Task description => Find the lines holding the string "size" in the data, then copy all of them.
^^^^
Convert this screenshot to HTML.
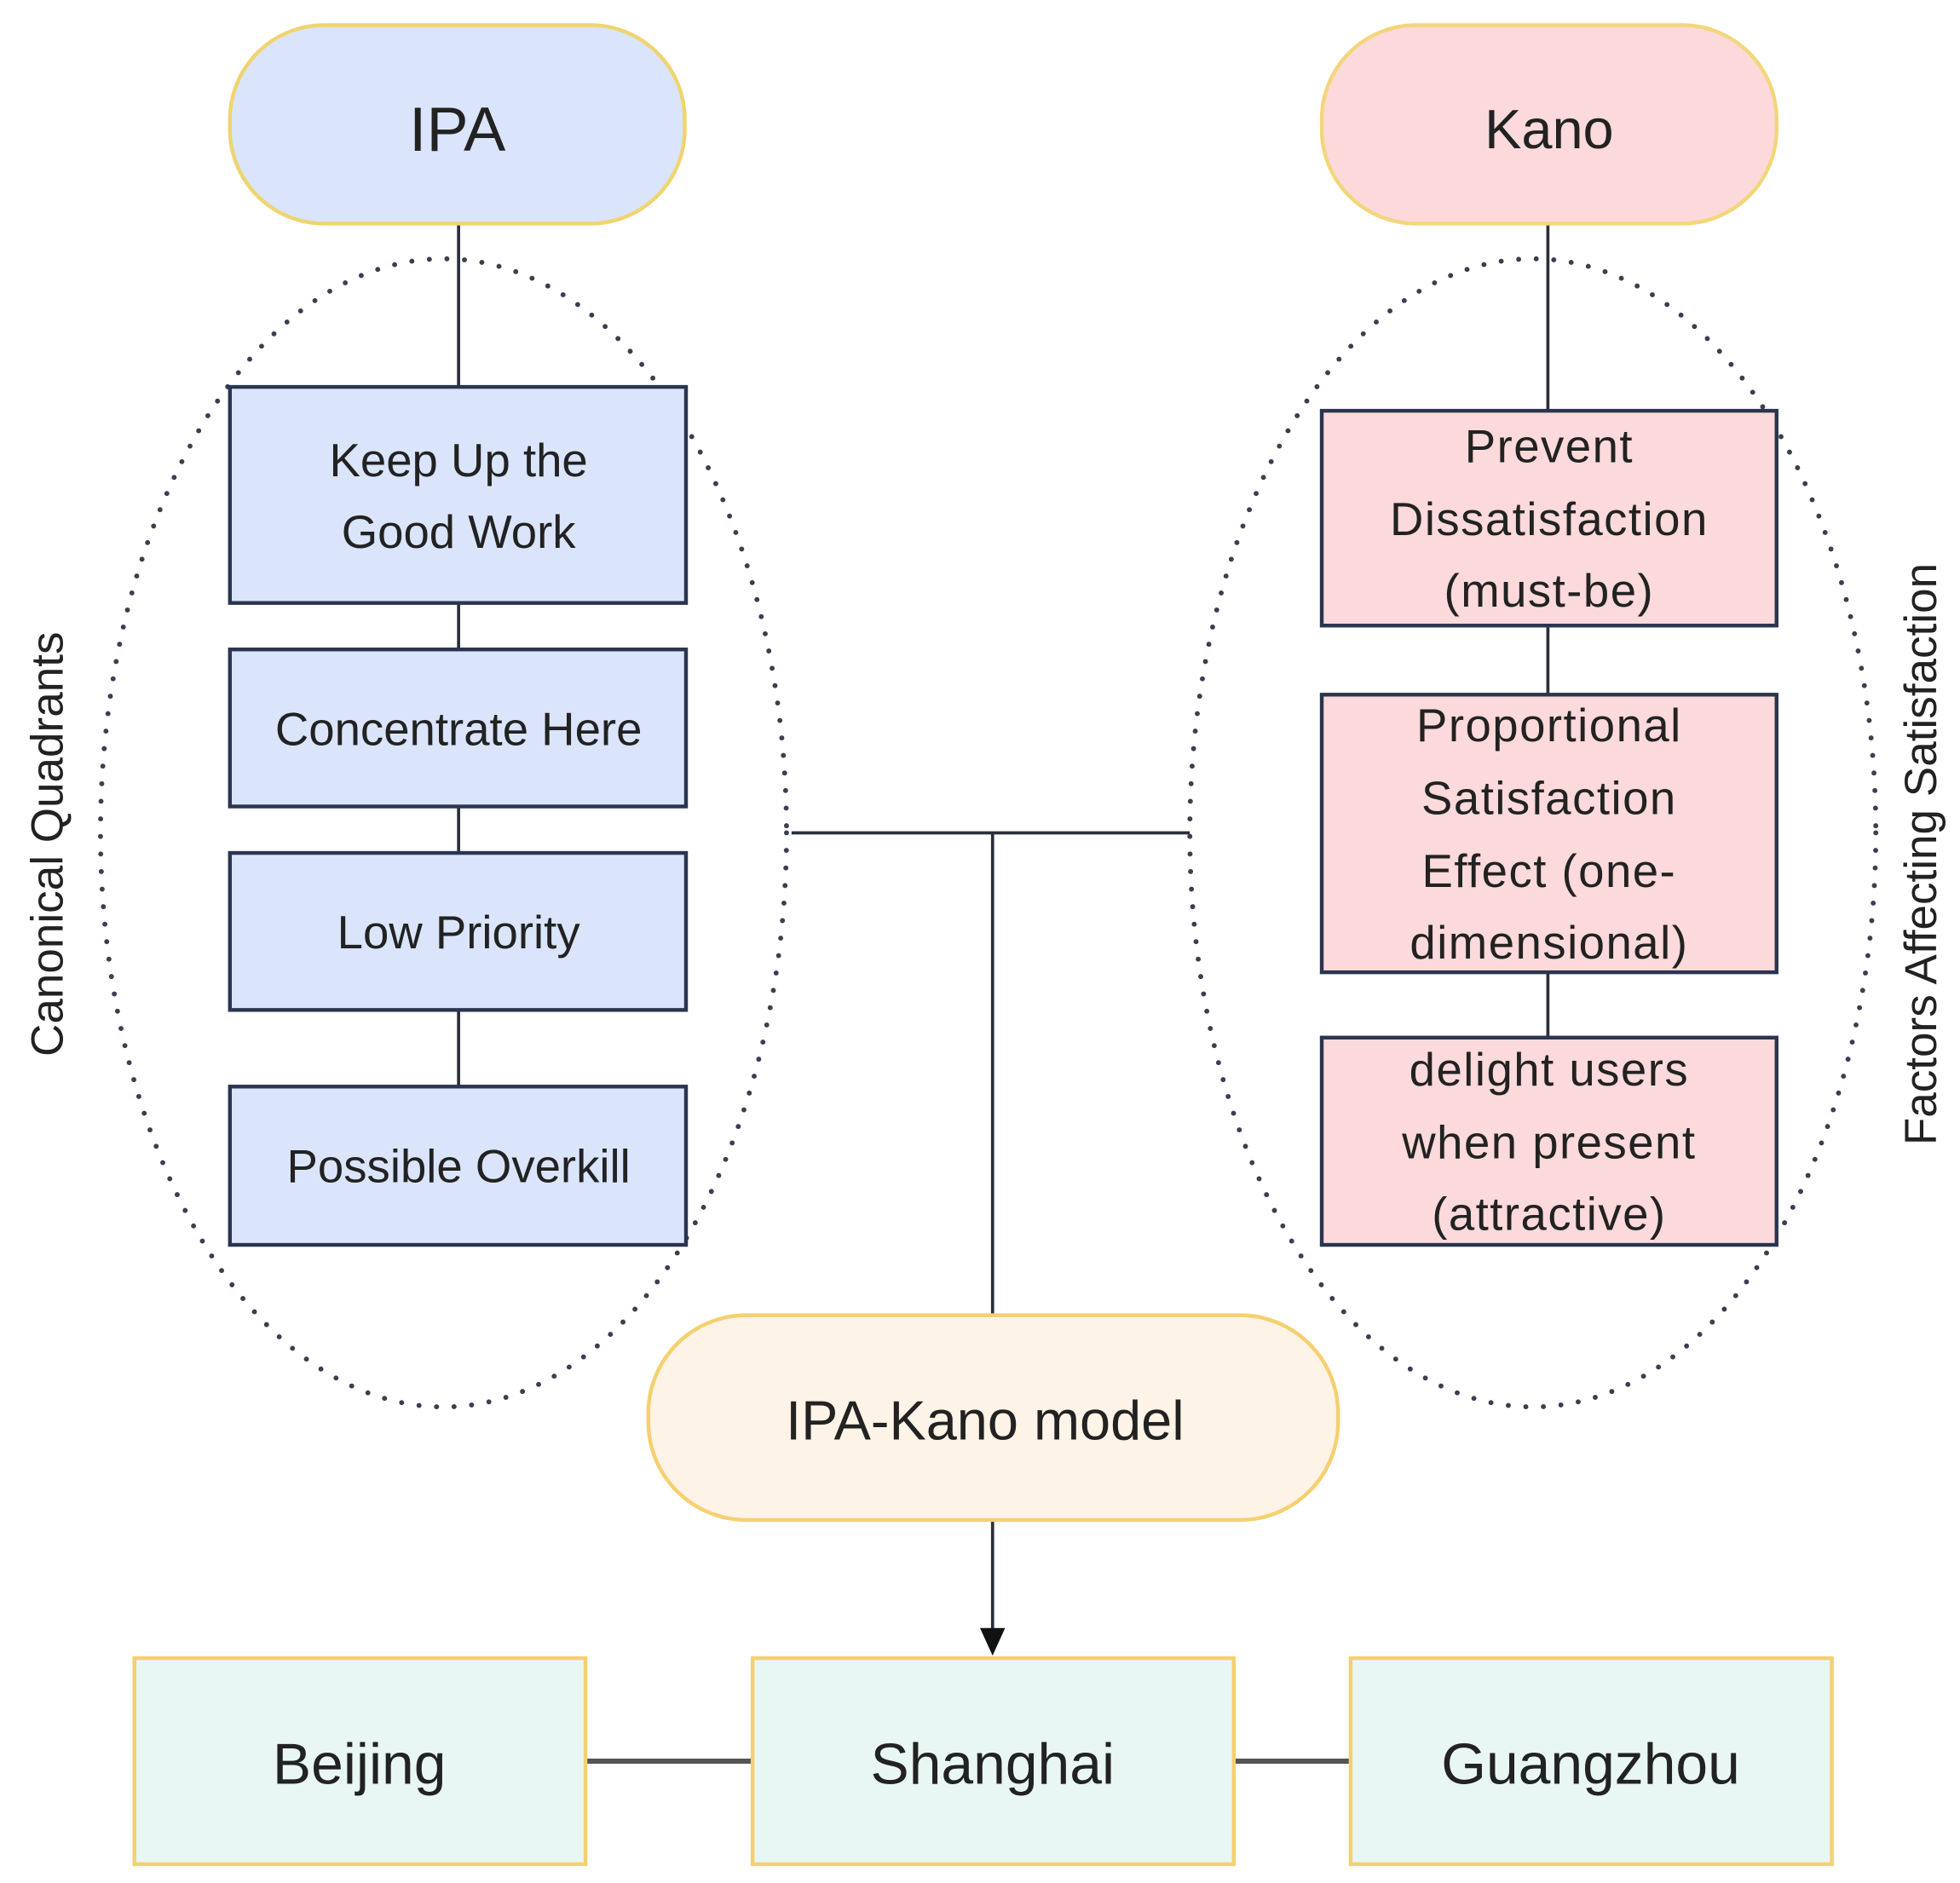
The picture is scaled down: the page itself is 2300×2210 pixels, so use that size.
<!DOCTYPE html>
<html><head><meta charset="utf-8"><style>
html,body{margin:0;padding:0;background:#fff;}
svg{display:block;}
text{font-family:"Liberation Sans",sans-serif;fill:#222;}
</style></head><body>
<svg width="2300" height="2210" viewBox="0 0 1560 1499" preserveAspectRatio="none" xmlns="http://www.w3.org/2000/svg">
<rect width="1560" height="1499" fill="#fff"/>
<!-- dotted ellipses -->
<ellipse cx="353" cy="663" rx="273" ry="457" fill="none" stroke="#3a3f50" stroke-width="4" stroke-dasharray="0 14" stroke-linecap="round"/>
<ellipse cx="1220" cy="663" rx="273" ry="457" fill="none" stroke="#3a3f50" stroke-width="4" stroke-dasharray="0 14" stroke-linecap="round"/>
<!-- connectors -->
<g stroke="#2a2f3a" stroke-width="2.5">
<line x1="365" y1="178" x2="365" y2="308"/>
<line x1="365" y1="480" x2="365" y2="517"/>
<line x1="365" y1="642" x2="365" y2="679"/>
<line x1="365" y1="804" x2="365" y2="865"/>
<line x1="1232" y1="178" x2="1232" y2="327"/>
<line x1="1232" y1="498" x2="1232" y2="553"/>
<line x1="1232" y1="774" x2="1232" y2="826"/>
<line x1="630" y1="663" x2="947" y2="663"/>
<line x1="790" y1="663" x2="790" y2="1047"/>
<line x1="790" y1="1210" x2="790" y2="1300"/>
</g>
<polygon points="780,1296 800,1296 790,1318" fill="#111"/>
<g stroke="#555" stroke-width="4">
<line x1="466" y1="1402" x2="599" y2="1402"/>
<line x1="982" y1="1402" x2="1075" y2="1402"/>
</g>
<!-- pills -->
<rect x="183" y="20" width="362" height="158" rx="75" fill="#dae5fb" stroke="#f0d470" stroke-width="3"/>
<text x="364" y="120" font-size="50" text-anchor="middle">IPA</text>
<rect x="1052" y="20" width="362" height="158" rx="75" fill="#fcd9da" stroke="#f3d67a" stroke-width="3"/>
<text x="1233" y="118" font-size="44" text-anchor="middle">Kano</text>
<rect x="516" y="1047" width="549" height="163" rx="78" fill="#fdf3e6" stroke="#f5d070" stroke-width="3"/>
<text x="784" y="1146" font-size="44" text-anchor="middle">IPA-Kano model</text>
<!-- IPA boxes -->
<g fill="#dae5fb" stroke="#2a3550" stroke-width="3">
<rect x="183" y="308" width="363" height="172"/>
<rect x="183" y="517" width="363" height="125"/>
<rect x="183" y="679" width="363" height="125"/>
<rect x="183" y="865" width="363" height="126"/>
</g>
<g font-size="37" text-anchor="middle">
<text x="365" y="379">Keep Up the</text>
<text x="365" y="436">Good Work</text>
<text x="365" y="593">Concentrate Here</text>
<text x="365" y="755">Low Priority</text>
<text x="365" y="941">Possible Overkill</text>
</g>
<!-- Kano boxes -->
<g fill="#fcd9da" stroke="#2a3550" stroke-width="3">
<rect x="1052" y="327" width="362" height="171"/>
<rect x="1052" y="553" width="362" height="221"/>
<rect x="1052" y="826" width="362" height="165"/>
</g>
<g font-size="37" text-anchor="middle" letter-spacing="1">
<text x="1233" y="368">Prevent</text>
<text x="1233" y="426">Dissatisfaction</text>
<text x="1233" y="483">(must-be)</text>
<text x="1233" y="590">Proportional</text>
<text x="1233" y="648">Satisfaction</text>
<text x="1233" y="706">Effect  (one-</text>
<text x="1233" y="763">dimensional)</text>
<text x="1233" y="864">delight users</text>
<text x="1233" y="922">when present</text>
<text x="1233" y="979">(attractive)</text>
</g>
<!-- bottom boxes -->
<g fill="#e8f6f4" stroke="#f5d070" stroke-width="3">
<rect x="107" y="1320" width="359" height="164"/>
<rect x="599" y="1320" width="383" height="164"/>
<rect x="1075" y="1320" width="383" height="164"/>
</g>
<g font-size="46" text-anchor="middle">
<text x="286" y="1420">Beijing</text>
<text x="790" y="1420">Shanghai</text>
<text x="1266" y="1420">Guangzhou</text>
</g>
<!-- rotated labels -->
<text transform="translate(50,672) rotate(-90)" font-size="36" text-anchor="middle" fill="#333">Canonical Quadrants</text>
<text transform="translate(1541,680) rotate(-90)" font-size="36" text-anchor="middle" fill="#333">Factors Affecting Satisfaction</text>
</svg>
</body></html>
^^^^
Solution to this task =>
The picture is scaled down: the page itself is 2300×2210 pixels, so use that size.
<text x="364" y="120" font-size="50" text-anchor="middle">IPA</text>
<text x="1233" y="118" font-size="44" text-anchor="middle">Kano</text>
<text x="784" y="1146" font-size="44" text-anchor="middle">IPA-Kano model</text>
<g font-size="37" text-anchor="middle">
<g font-size="37" text-anchor="middle" letter-spacing="1">
<g font-size="46" text-anchor="middle">
<text transform="translate(50,672) rotate(-90)" font-size="36" text-anchor="middle" fill="#333">Canonical Quadrants</text>
<text transform="translate(1541,680) rotate(-90)" font-size="36" text-anchor="middle" fill="#333">Factors Affecting Satisfaction</text>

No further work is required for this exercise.